Oil prices fell in early trading on Monday, pulled down by rising economic concerns in Asia and a related strengthening in the U.S. dollar, which makes fuel imports for countries using other currencies more expensive.
International Brent crude oil futures fell back below $50 per barrel. The dollar has recovered some 1.3% from June lows against a basket of other leading currencies, pushed by the prospect of a potential hike in U.S. interest rates and by concerns over Asia’s economy, which is dragging currencies there.
But the main concerns in oil markets was Asia’s darkening economic outlook.
Japan’s business survey index (BSI) of sentiment at large manufacturers stood at a negative 11.1 in April-June, compared with minus 7.9 in January-March, according to a joint survey by the Ministry of Finance and the Economic and Social Research Institute, an arm of the Cabinet Office.

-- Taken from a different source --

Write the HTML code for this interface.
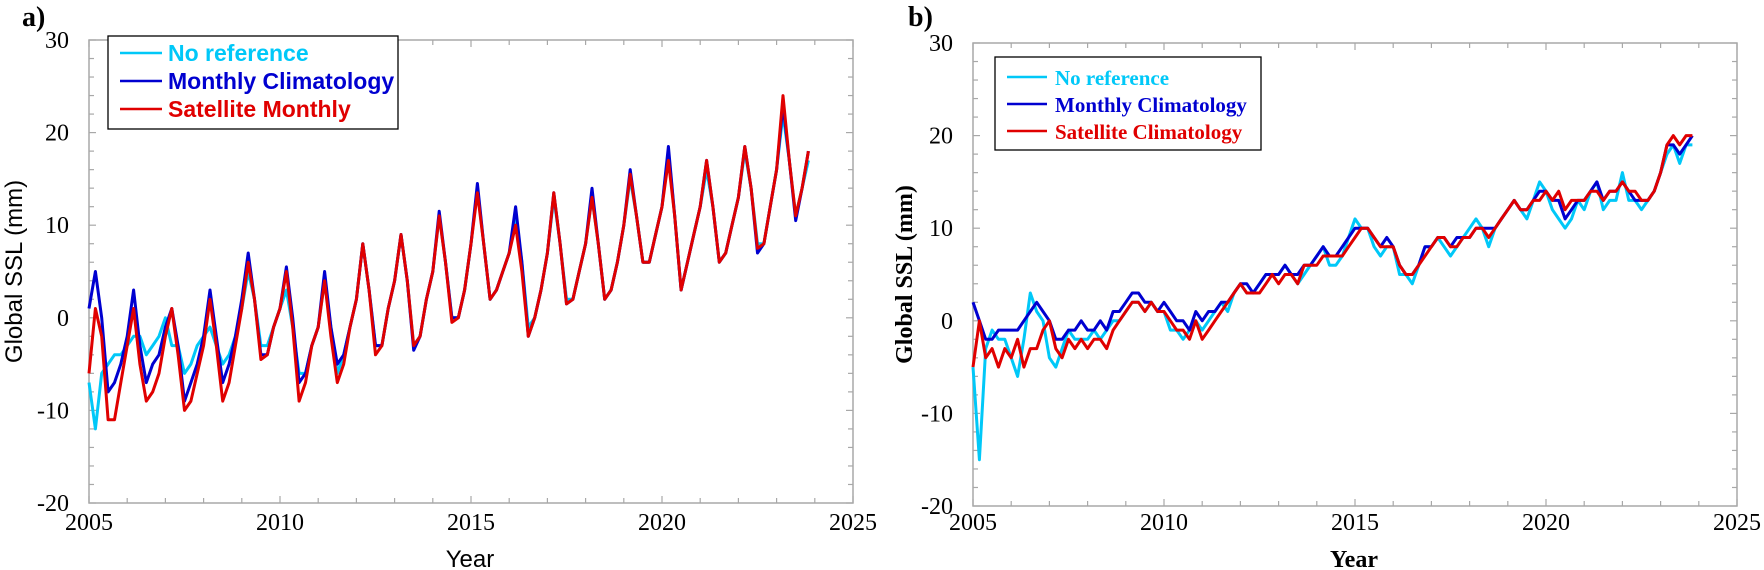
<!DOCTYPE html>
<html><head><meta charset="utf-8"><style>
html,body{margin:0;padding:0;background:#fff;}
svg{display:block;}
</style></head><body>
<svg id="chart" width="1764" height="570" viewBox="0 0 1764 570" xmlns="http://www.w3.org/2000/svg"></svg>
<script>
// Data: 6 samples per year (Jan, Mar, May, Jul, Sep, Nov), 2005-2023
const startYear = 2005;
const monthsPerSample = 2;
const yTicks = [30, 20, 10, 0, -10, -20];
const xTicks = [2005, 2010, 2015, 2020, 2025];

const aNoRef = [
-7,-12,-6,-5,-4,-4, -3,-2,-2,-4,-3,-2, 0,-3,-3,-6,-5,-3, -2,-1,-3,-5,-4,-2,
1,5,2,-3,-3,-1, 1,3,-1,-6,-6,-3, -1,4,-1,-6,-4,-1, 2,8,3,-3,-3,1,
4,9,4,-3,-2,2, 5,11,6,0,0,3, 8,14,8,2,3,5, 7,11,6,-1,0,3,
7,13,8,2,2,5, 8,13,8,2,3,6, 10,15,11,6,6,9, 12,18,11,3,6,9,
12,16,12,6,7,10, 13,18,14,8,8,12, 16,22,17,11,14,17];
const aMonthly = [
1,5,0,-8,-7,-5, -2,3,-3,-7,-5,-4, -1,1,-3,-9,-7,-5, -2,3,-2,-7,-5,-2,
2,7,2,-4,-4,-1, 1,5.5,0,-7,-6,-3, -1,5,-1,-5,-4,-1, 2,8,3,-3,-3,1,
4,9,4,-3.5,-2,2, 5,11.5,6,0,0,3, 8,14.5,8,2,3,5, 7,12,6,-2,0,3,
7,13.5,8,1.5,2,5, 8,14,8,2,3,6, 10,16,11,6,6,9, 12,18.5,11,3,6,9,
12,17,12,6,7,10, 13,18.5,14,7,8,12, 16,23,17,10.5,14,18];
const aSatellite = [
-6,1,-2,-11,-11,-7, -3,1,-5,-9,-8,-6, -2,1,-4,-10,-9,-6, -3,2,-3,-9,-7,-3,
1,6,2,-4.5,-4,-1, 1,5,-1,-9,-7,-3, -1,4,-2,-7,-5,-1, 2,8,3,-4,-3,1,
4,9,4,-3,-2,2, 5,11,6,-0.5,0,3, 8,13.5,8,2,3,5, 7,10,5,-2,0,3,
7,13.5,8,1.5,2,5, 8,13,8,2,3,6, 10,15.5,11,6,6,9, 12,17,11,3,6,9,
12,17,12,6,7,10, 13,18.5,14,7.5,8,12, 16,24,17,11,14,18];

const bNoRef = [
-5,-15,-3,-1,-2,-2, -4,-6,-2,3,1,0, -4,-5,-3,-1,-2,-2, -2,-1,-2,-1,0,0,
1,2,2,1,2,1, 1,-1,-1,-2,-1,0, -1,0,1,2,1,3, 4,3,3,4,5,5,
5,6,5,4,5,6, 7,8,6,6,7,9, 11,10,10,8,7,8, 8,5,5,4,6,8,
8,9,8,7,8,9, 10,11,10,8,10,11, 12,13,12,11,13,15, 14,12,11,10,11,13,
12,14,15,12,13,13, 16,13,13,12,13,14, 16,18,19,17,19,19];
const bMonthly = [
2,0,-2,-2,-1,-1, -1,-1,0,1,2,1, 0,-2,-2,-1,-1,0, -1,-1,0,-1,1,1,
2,3,3,2,2,1, 2,1,0,0,-1,1, 0,1,1,2,2,3, 4,4,3,4,5,5,
5,6,5,5,6,6, 7,8,7,7,8,9, 10,10,10,9,8,9, 8,6,5,5,6,8,
8,9,9,8,9,9, 9,10,10,10,10,11, 12,13,12,12,13,14, 14,13,13,11,12,13,
13,14,15,13,14,14, 15,14,13,13,13,14, 16,19,19,18,19,20];
const bSatellite = [
-5,0,-4,-3,-5,-3, -4,-2,-5,-3,-3,-1, 0,-3,-4,-2,-3,-2, -3,-2,-2,-3,-1,0,
1,2,2,1,2,1, 1,0,-1,-1,-2,0, -2,-1,0,1,2,3, 4,3,3,3,4,5,
4,5,5,4,6,6, 6,7,7,7,7,8, 9,10,10,9,8,8, 8,6,5,5,6,7,
8,9,9,8,8,9, 9,10,10,9,10,11, 12,13,12,12,13,13, 14,13,14,12,13,13,
13,14,14,13,14,14, 15,14,14,13,13,14, 16,19,20,19,20,20];

const NS = "http://www.w3.org/2000/svg";
const svg = document.getElementById('chart');
function mk(tag, attrs, parent) {
  const e = document.createElementNS(NS, tag);
  for (const k in attrs) e.setAttribute(k, attrs[k]);
  (parent || svg).appendChild(e);
  return e;
}

function panel(cfg) {
  const g = mk('g', {});
  
  
  const L = cfg.left, R = cfg.right, T = cfg.top, B = cfg.bottom;
  const xs = v => L + (v - 2005) / 20 * (R - L);
  const ys = v => T + (30 - v) / 50 * (B - T);
  const serif = '"Liberation Serif", serif';

  const frame = mk('rect', {x: L, y: T, width: R - L, height: B - T, fill: 'none', stroke: '#a8a8a8', 'stroke-width': 1.5}, g);
  
  
  for (let yv = -20; yv <= 30; yv += 2) {
    const y = ys(yv); const major = yv % 10 === 0; const len = major ? 7 : 5;
    mk('line', {x1: L, x2: L + len, y1: y, y2: y, stroke: '#a8a8a8', 'stroke-width': 1.2}, g);
    mk('line', {x1: R, x2: R - len, y1: y, y2: y, stroke: '#a8a8a8', 'stroke-width': 1.2}, g);
  }
  for (let xv = 2005; xv <= 2025; xv += 1) {
    const x = xs(xv); const major = xv % 5 === 0; const len = major ? 7 : 5;
    mk('line', {x1: x, x2: x, y1: B, y2: B - len, stroke: '#a8a8a8', 'stroke-width': 1.2}, g);
    mk('line', {x1: x, x2: x, y1: T, y2: T + len, stroke: '#a8a8a8', 'stroke-width': 1.2}, g);
  }
  yTicks.forEach(v => {
    const t = mk('text', {x: L - 20, y: ys(v) + 8, 'text-anchor': 'end', 'font-family': serif, 'font-size': 24, fill: '#000'}, g);
    t.textContent = v;
    
    
  });
  xTicks.forEach(v => {
    const t = mk('text', {x: xs(v), y: 530, 'text-anchor': 'middle', 'font-family': serif, 'font-size': 24, fill: '#000'}, g);
    t.textContent = v;
    
    
  });
  const colors = ['#00c8f8', '#0000d0', '#e00000'];
  cfg.series.forEach((arr, si) => {
    const pts = arr.map((v, i) => xs(startYear + (i * monthsPerSample) / 12).toFixed(1) + ',' + ys(v).toFixed(1)).join(' ');
    const p = mk('polyline', {points: pts, fill: 'none', stroke: colors[si], 'stroke-width': 3, 'stroke-linejoin': 'round'}, g);
    
    
  });
  const lg = mk('g', {}, g);
  
  
  const lgb = cfg.legend;
  mk('rect', {x: lgb.x, y: lgb.y, width: lgb.w, height: lgb.h, fill: '#fff', stroke: '#000', 'stroke-width': 1.3}, lg);
  cfg.labels.forEach((lab, i) => {
    const cy = lgb.y + lgb.row0 + i * lgb.dy;
    mk('line', {x1: lgb.x + 12, x2: lgb.x + lgb.lineW, y1: cy, y2: cy, stroke: colors[i], 'stroke-width': 2.6}, lg);
    const t = mk('text', {x: lgb.x + lgb.textX, y: cy + 8, 'font-family': cfg.legendFont, 'font-weight': 'bold', 'font-size': lgb.fs, fill: colors[i]}, lg);
    t.textContent = lab;
    
    
  });
  const xt = mk('text', {x: (L + R) / 2 - 1, y: 567, 'text-anchor': 'middle', 'font-family': cfg.titleFont, 'font-weight': cfg.titleWeight, 'font-size': 24, fill: '#000'}, g);
  xt.textContent = 'Year';
  
  
  const cyT = (T + B) / 2;
  const yt = mk('text', {x: cfg.yTitleX, y: cyT, 'text-anchor': 'middle', transform: `rotate(-90 ${cfg.yTitleX} ${cyT})`, 'font-family': cfg.titleFont, 'font-weight': cfg.titleWeight, 'font-size': 24, fill: '#000'}, g);
  yt.textContent = 'Global SSL (mm)';
  
  
  const pl = mk('text', {x: cfg.labelX, y: 26, 'font-family': serif, 'font-weight': 'bold', 'font-size': 28, fill: '#000'}, g);
  pl.textContent = cfg.panelLabel;
  
  
}

panel({name: 'panel-a', left: 89, right: 853, top: 40, bottom: 503,
  series: [aNoRef, aMonthly, aSatellite],
  seriesNames: ['series-no-reference', 'series-monthly-climatology', 'series-satellite-monthly'],
  labels: ['No reference', 'Monthly Climatology', 'Satellite Monthly'],
  legend: {x: 108, y: 36, w: 290, h: 93, row0: 17, dy: 28, lineW: 54, textX: 60, fs: 23},
  legendFont: '"Liberation Sans", sans-serif',
  titleFont: '"Liberation Sans", sans-serif', titleWeight: 'normal', yTitleX: 22,
  labelX: 22, panelLabel: 'a)'});

panel({name: 'panel-b', left: 973, right: 1737, top: 43, bottom: 506,
  series: [bNoRef, bMonthly, bSatellite],
  seriesNames: ['series-no-reference', 'series-monthly-climatology', 'series-satellite-climatology'],
  labels: ['No reference', 'Monthly Climatology', 'Satellite Climatology'],
  legend: {x: 995, y: 57, w: 266, h: 93, row0: 20, dy: 27, lineW: 52, textX: 60, fs: 21},
  legendFont: '"Liberation Serif", serif',
  titleFont: '"Liberation Serif", serif', titleWeight: 'bold', yTitleX: 912,
  labelX: 908, panelLabel: 'b)'});
</script>
</body></html>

There are also worries about growth in China, largely due to industrial overcapacity and spiralling debt.
With Asia’s economic growth outlook darkening, many oil speculators have sold out of long positions which have been profiting from an almost doubling in crude prices since hitting over decade lows earlier this year. This selling shows the oil market may not be sustained at $50 a barrel.
A volatile commodity, crude prices this year have been impacted by the persistent news of production freeze by the oil producing countries and also a slowing Asian economy led by concerns in China and Japan.
The Indian government has maintained that their Budget math and inflation calculation will not be impacted till oil prices remain range bound within $40-$60 a barrel.
The slump in oil price is one of the factors that has helped Indian economy notch up big gains by cutting its import bill, saving foreign exchange and reining in inflation.
India depends on imports for meeting 80% of its oil needs. The country spent $63.96 billion on crude oil import in 2015-16, about half of $112.7 billion outgo in the previous fiscal and $143 billion in 2013-14. For the current fiscal, the import bill has been pegged at $66 billion at an average import price of $48 per barrel.
Experts also predict a range bound crude prices. “Unless Iran decides to freeze production oil prices are likely to be range bound. Oil prices are likely to hover around $35 to $45 a barrel” says former oil secretary, S C Tripathi.
Former chairman and managing director of ONGC, R S Sharma points out that, “The world is producing 1.7 million barrels extra per day. So there has to be a drastic production cut, otherwise oil prices will remain range bound.” In other words, we are living in a world where oil production is plenty but the need for it is much lower.